_EXERCISE DESCRIPTION_
Using the listing below, please gather every line containing the word "that".
(begin)
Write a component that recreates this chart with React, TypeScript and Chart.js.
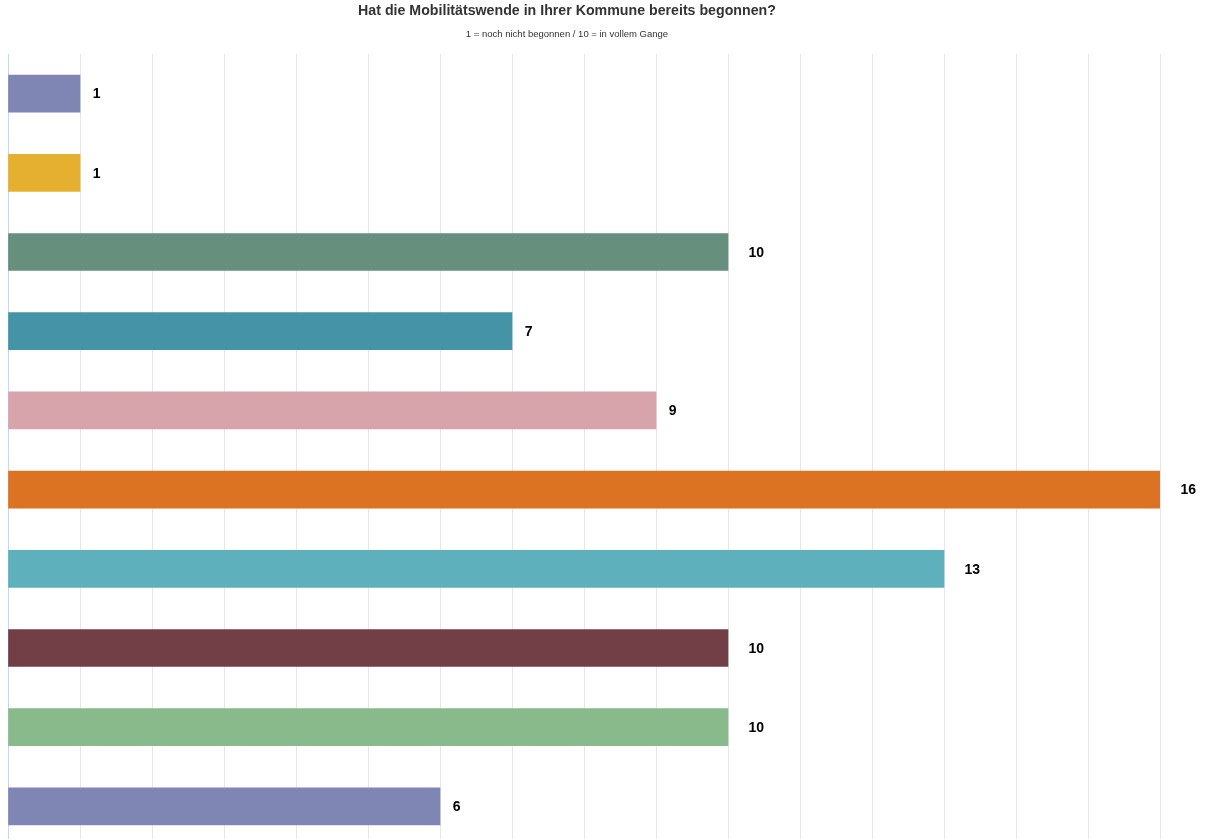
import React, { useEffect, useRef } from 'react';
import { Chart, registerables } from 'chart.js';

Chart.register(...registerables);

const categories = ['1', '2', '3', '4', '5', '6', '7', '8', '9', '10'];
const answers = [1, 1, 10, 7, 9, 16, 13, 10, 10, 6];
const barColors = [
  '#7f86b3', '#e5b02f', '#668f7e', '#4593a6', '#d7a4ab',
  '#dc7322', '#5eb0bd', '#733f47', '#88ba8c', '#7f86b3',
];
const titleText = 'Hat die Mobilitätswende in Ihrer Kommune bereits begonnen?';
const subtitleText = '1 = noch nicht begonnen / 10 = in vollem Gange';

const FONT = '"Liberation Sans", Arial, sans-serif';

// titel + untertitel, leicht links von der mitte
const headerPlugin = {
  id: 'header',
  afterDraw(chart) {
    const { ctx } = chart;
    ctx.save();
    ctx.textAlign = 'center';
    ctx.textBaseline = 'middle';
    ctx.fillStyle = '#333333';
    ctx.font = `bold 14.2px ${FONT}`;
    ctx.fillText(titleText, 567, 11.5);
    ctx.font = `9.5px ${FONT}`;
    ctx.fillText(subtitleText, 567, 34.5);
    ctx.restore();
  },
};

// werte rechts neben den balken
const valueLabels = {
  id: 'valueLabels',
  afterDatasetsDraw(chart) {
    const { ctx } = chart;
    const meta = chart.getDatasetMeta(0);
    ctx.save();
    ctx.font = `bold 14px ${FONT}`;
    ctx.fillStyle = '#000000';
    ctx.textAlign = 'left';
    ctx.textBaseline = 'middle';
    meta.data.forEach((bar, i) => {
      const txt = String(answers[i]);
      const w = ctx.measureText(txt).width;
      ctx.fillText(txt, bar.x + 5 + w, bar.y + 1);
    });
    ctx.restore();
  },
};

const App = () => {
  const canvasRef = useRef(null);

  useEffect(() => {
    const c = new Chart(canvasRef.current.getContext('2d'), {
      type: 'bar',
      data: {
        labels: categories,
        datasets: [
          {
            data: answers,
            backgroundColor: barColors,
            borderWidth: 0,
            barThickness: 37,
            categoryPercentage: 1,
          },
        ],
      },
      options: {
        indexAxis: 'y',
        animation: false,
        responsive: true,
        maintainAspectRatio: false,
        layout: { padding: { top: 54, left: 8, right: 56, bottom: 34 } },
        plugins: {
          legend: { display: false },
          tooltip: { enabled: false },
          title: { display: false },
        },
        scales: {
          x: {
            min: 0,
            max: 16,
            ticks: { display: false, stepSize: 1 },
            grid: { color: '#e6e6e6', lineWidth: 1, drawTicks: false },
            border: { display: false },
          },
          y: {
            ticks: { display: false },
            grid: { display: false, drawTicks: false },
            border: { display: true, color: '#ccd6eb', width: 1 },
          },
        },
      },
      plugins: [headerPlugin, valueLabels],
    });
    return () => {
      c.destroy();
    };
  }, []);

  return (
    <div style={{ position: 'fixed', top: 0, left: 0, width: 1216, height: 839, overflow: 'hidden', background: '#fff' }}>
      <div style={{ width: 1216, height: 880 }}>
        <canvas ref={canvasRef} />
      </div>
    </div>
  );
};

export default App;
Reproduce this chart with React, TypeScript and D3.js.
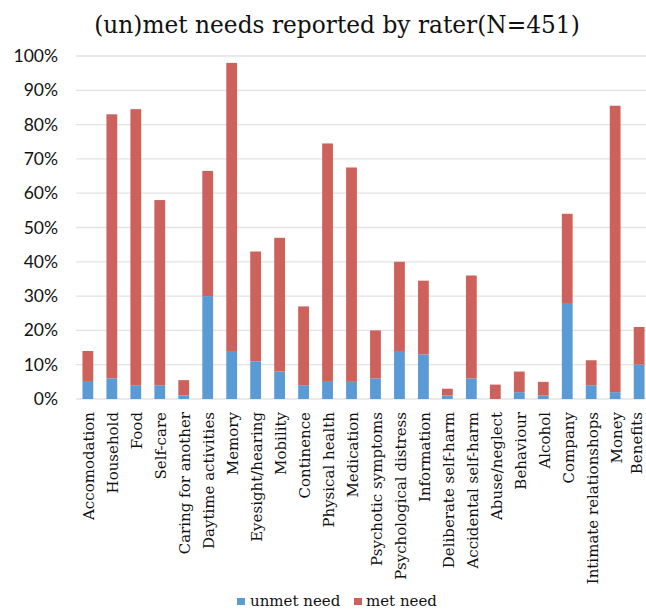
import * as d3 from "d3";

const categories = [
  "Accomodation", "Household", "Food", "Self-care", "Caring for another",
  "Daytime activities", "Memory", "Eyesight/hearing", "Mobility", "Continence",
  "Physical health", "Medication", "Psychotic symptoms", "Psychological distress",
  "Information", "Deliberate self-harm", "Accidental self-harm", "Abuse/neglect",
  "Behaviour", "Alcohol", "Company", "Intimate relationshops", "Money", "Benefits",
];

// percentages
const unmetNeed = [5, 6, 4, 4, 1, 30, 14, 11, 8, 4, 5, 5, 6, 14, 13, 1, 6, 0, 2, 1, 28, 4, 2, 10];
const metNeed = [9, 77, 80.5, 54, 4.5, 36.5, 84, 32, 39, 23, 69.5, 62.5, 14, 26, 21.5, 2, 30, 4.2, 6, 4, 26, 7.3, 83.5, 11];

const yTicks = [0, 10, 20, 30, 40, 50, 60, 70, 80, 90, 100];

const W = 646;
const H = 611;
const margin = { top: 56, left: 76, bottom: 399 };
const plotRight = 651;

const blue = "#5b9bd5";
const red = "#cd625d";

export default function App() {
  const x = d3.scaleBand<string>()
    .domain(categories)
    .range([margin.left, plotRight])
    .paddingInner(0.55)
    .paddingOuter(0.27);
  const y = d3.scaleLinear().domain([0, 100]).range([margin.bottom, margin.top]);

  const stacked = d3.stack<number>()
    .keys(["unmet", "met"])
    .value((i, key) => (key === "unmet" ? unmetNeed[i] : metNeed[i]))(
      d3.range(categories.length)
    );
  const colors = [blue, red];

  return (
    <svg width={W} height={H} style={{ position: "absolute", left: 0, top: 0 }}>
      <rect width={W} height={H} fill="#fff" />
      <text
        x={337}
        y={33}
        textAnchor="middle"
        fontFamily="DejaVu Serif"
        fontSize={23.3}
        fill="#111"
      >
        (un)met needs reported by rater(N=451)
      </text>

      {/* gridlines */}
      {yTicks.map((t) => (
        <line
          key={t}
          x1={margin.left}
          x2={plotRight}
          y1={y(t)}
          y2={y(t)}
          stroke="#e3e3e3"
          strokeWidth={1.3}
        />
      ))}

      {/* y ticks */}
      {yTicks.map((t) => (
        <text
          key={t}
          x={58}
          y={y(t) + 6}
          textAnchor="end"
          fontFamily="Lato"
          fontSize={17.5}
          fill="#111"
        >
          {t}%
        </text>
      ))}

      {/* bars */}
      {stacked.map((layer, li) => (
        <g key={layer.key} fill={colors[li]}>
          {layer.map((d, i) => (
            <rect
              key={i}
              x={x(categories[i])}
              width={x.bandwidth()}
              y={y(d[1])}
              height={Math.max(0, y(d[0]) - y(d[1]))}
            />
          ))}
        </g>
      ))}

      {/* category labels */}
      {categories.map((c) => {
        const cx = (x(c) ?? 0) + x.bandwidth() / 2;
        return (
          <text
            key={c}
            transform={`translate(${Math.min(cx + 6.5, 642)},412) rotate(-90)`}
            textAnchor="end"
            fontFamily="DejaVu Serif"
            fontSize={15}
            fill="#111"
          >
            {c}
          </text>
        );
      })}

      {/* legend */}
      <rect x={237} y={598} width={8} height={7} fill={blue} />
      <text x={250} y={606} fontFamily="DejaVu Serif" fontSize={15} fill="#111">
        unmet need
      </text>
      <rect x={354} y={598} width={8} height={7} fill={red} />
      <text x={366} y={606} fontFamily="DejaVu Serif" fontSize={15} fill="#111">
        met need
      </text>
    </svg>
  );
}
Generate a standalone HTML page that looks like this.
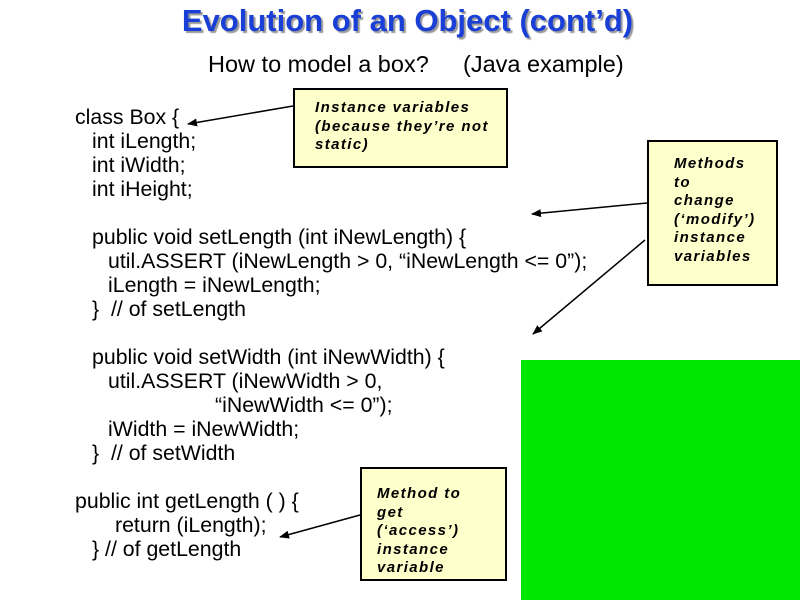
<!DOCTYPE html>
<html><head><style>
body{margin:0;width:800px;height:600px;background:#fff;position:relative;overflow:hidden;font-family:"Liberation Sans",Arial,sans-serif}
.t{position:absolute;white-space:pre;font-size:21.3px;color:#000;line-height:22px}
.n{position:absolute;background:#ffffcc;border:2px solid #000;box-sizing:border-box;font-weight:bold;font-style:italic;font-size:15px;line-height:18.5px;padding-left:20px;letter-spacing:1.4px;white-space:nowrap}
</style></head><body>
<div style="position:absolute;left:0;width:815px;top:3px;text-align:center;font-size:31px;font-weight:bold;color:#1a3fd6;text-shadow:2px 2px 1px #999">Evolution of an Object (cont’d)</div>
<div class="t" style="left:208px;top:53px;font-size:23.5px">How to model a box?</div>
<div class="t" style="left:463px;top:53px;font-size:23.5px">(Java example)</div>
<div class="t" style="left:75px;top:106px">class Box {</div>
<div class="t" style="left:92px;top:130px">int iLength;</div>
<div class="t" style="left:92px;top:154px">int iWidth;</div>
<div class="t" style="left:92px;top:178px">int iHeight;</div>
<div class="t" style="left:92px;top:226px">public void setLength (int iNewLength) {</div>
<div class="t" style="left:108px;top:250px">util.ASSERT (iNewLength &gt; 0, “iNewLength &lt;= 0”);</div>
<div class="t" style="left:108px;top:274px">iLength = iNewLength;</div>
<div class="t" style="left:92px;top:298px">}  // of setLength</div>
<div class="t" style="left:92px;top:346px">public void setWidth (int iNewWidth) {</div>
<div class="t" style="left:108px;top:370px">util.ASSERT (iNewWidth &gt; 0,</div>
<div class="t" style="left:215px;top:394px">“iNewWidth &lt;= 0”);</div>
<div class="t" style="left:108px;top:418px">iWidth = iNewWidth;</div>
<div class="t" style="left:92px;top:442px">}  // of setWidth</div>
<div class="t" style="left:75px;top:490px">public int getLength ( ) {</div>
<div class="t" style="left:115px;top:514px">return (iLength);</div>
<div class="t" style="left:92px;top:538px">} // of getLength</div>
<div class="n" style="left:293px;top:88px;width:215px;height:80px;padding-top:9px">Instance variables<br>(because they’re not<br>static)</div>
<div class="n" style="left:647px;top:140px;width:131px;height:146px;padding-top:13px;padding-left:25px">Methods<br>to<br>change<br>(‘modify’)<br>instance<br>variables</div>
<div class="n" style="left:360px;top:467px;width:147px;height:114px;padding-top:16px;padding-left:15px">Method to<br>get<br>(‘access’)<br>instance<br>variable</div>
<div style="position:absolute;left:521px;top:360px;width:279px;height:240px;background:#00e800"></div>
<svg width="800" height="600" style="position:absolute;left:0;top:0">
<defs><marker id="a" markerWidth="10" markerHeight="8" refX="9" refY="4" orient="auto" markerUnits="userSpaceOnUse"><path d="M0,0L10,4L0,8z" fill="#000"/></marker></defs>
<g stroke="#000" stroke-width="1.5" marker-end="url(#a)">
<line x1="293" y1="106" x2="188" y2="124"/>
<line x1="647" y1="203" x2="532" y2="214"/>
<line x1="645" y1="240" x2="533" y2="334"/>
<line x1="360" y1="515" x2="280" y2="537"/>
</g></svg>
</body></html>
(end)
_THE ANSWER_
Write a component that recreates this chart with React, TypeScript and Chart.js.
Generate a standalone HTML page that looks like this.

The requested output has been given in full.